If Jesus were to take a wider view of the Law, would Jesus make reference to Leviticus 20 and say, “If a man or woman practices homosexuality with another man or another woman, both shall be put to death?” Or would he reference Deuteronomy 22:8 and say, “When you build a new house, you must build a railing around the roof of the house so you will not be guilty of murder if someone falls from the roof?” Or would he quote verse 22, “If a man is discovered committing adultery, both he and the woman must die?”

From all of the 613 plus commandments found in the Books of the Law Jesus chose two.
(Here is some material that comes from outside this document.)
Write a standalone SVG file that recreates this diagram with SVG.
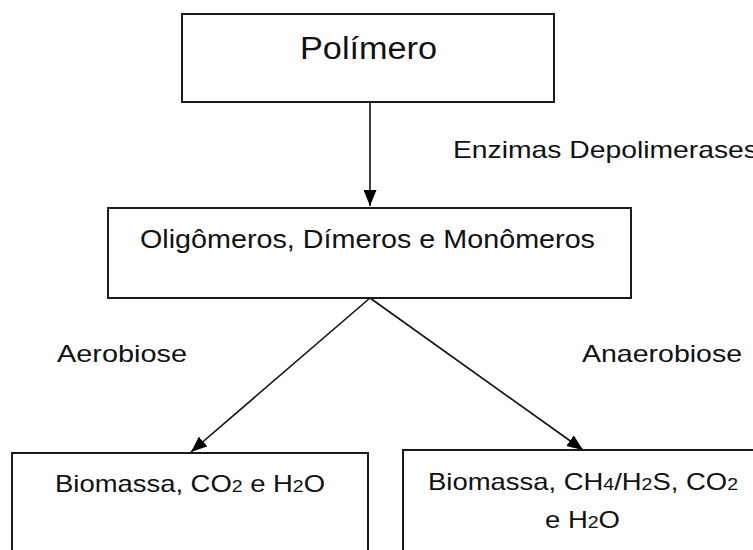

The first is from the Shema in Deuteronomy 6:4

A. Love the Lord your God -

“You must love the Lord your God….” Mark 12:30 (Deuteronomy 6:4-9 and 11:13-21)

If the commandment is to love the Lord your God… it is fair to ask, “What does it mean to love God?”

It means:

1. Getting to Know God, John 1:12-13 and I John 3:1

To all who believed him and accepted him, he gave the right to become children of God… a birth that comes from God. John 1:12-13

See how very much our Father loves us, for he calls us his children, and that is who we are! But the people who belong to this world don’t recognize that we are God’s children because they do not know him. I John 3:1

We become children of God by entering into a relationship with God. When we become believers, as followers of Jesus we become children of God and as children of God and as we live into that relationship we get to know God more and more.

It may come as a huge surprise to you to learn that I have not always loved Bonnie. The first time I saw her, I was in my dorm room in college… like the first day of college life. I heard a girl screaming and looked out the window. There was Bonnie running in the grassy area between Old Main and the Men’s Dorm, carrying a football as four or five freshmen guys chased after her. It was kind of hot but I didn’t love her. Four years later we knew each other pretty well and were married.